No, you are not accountable to me for your answers, but aren’t you accountable to yourself? Aren’t you curious about what goes on inside your own mind when a discussion makes you uncomfortable?
Let us call this kind of curiosity for inner focused.
You say something and it sits wrong with me, and instead of reacting from an evaluative stance: “what nonsense” – or a defensive stance: “that was not what happened !!” – I can react with curiosity: “Why am I feeling so strongly about this?”
- Is it the person – who reminds me about my 2nd grade teacher who set me in the corner? I will never agree with anything coming from her…
- Does the subject make me uncomfortable because I strongly disagree with my spouse about this so there is heavy emotional entanglement? To change my mind means he wins…
- Does the subject make me uncomfortable because my friends strongly disagree so if I voice agreement with you, there is hell to pay if they find out?
- Do I have a vested interest in not seeing your point of view because it is threatening to my ego, position, income, or a power structure benefitting me?
- Am I hungry or tired?
- Am I negative about the speaker’s aftershave?
- Is it against one of my values, but as I don’t live by this value, I am ashamed and super sensitive about the issue?
- Is it a proxy for a fight with my mother/father/sibling/child/boss/…?
If you have ever been to an optometrist, you may have been met with what looks like a Virtual Reality headset meant to test your peripheral vision. You are supposed to react when you see small dots of light.

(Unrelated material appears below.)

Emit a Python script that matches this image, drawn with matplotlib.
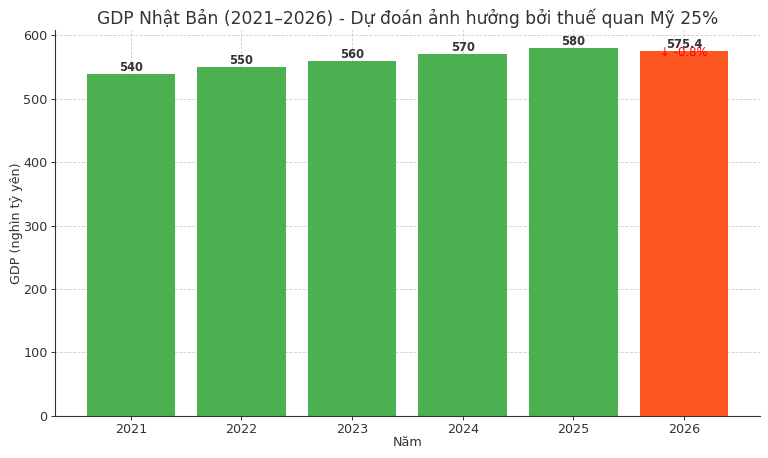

Our inner motivations is a bit like this light show: Some dots are in focus and you see them with clarity. Those in your blind spot you don’t see at all. And a lot are slightly blurry, you sense them more than see them as they flash by in the periphery.
There is something there.
It is also hard to catch what it is at the edge of our consciousness.
Strong emotions are often messages from “there” – the blurry area – and the more conflicted you feel, the more important it is that you look for what is going on inside.
Look! But not just for your own peace of mind. Your personal “minefield” is made up of these blurry unresolved issues, and you risk harming potential relationships with innocent and wonderful people when you “blow up” just because they remind you of your 2nd grade teacher or use the same aftershave as your ex-boyfriend.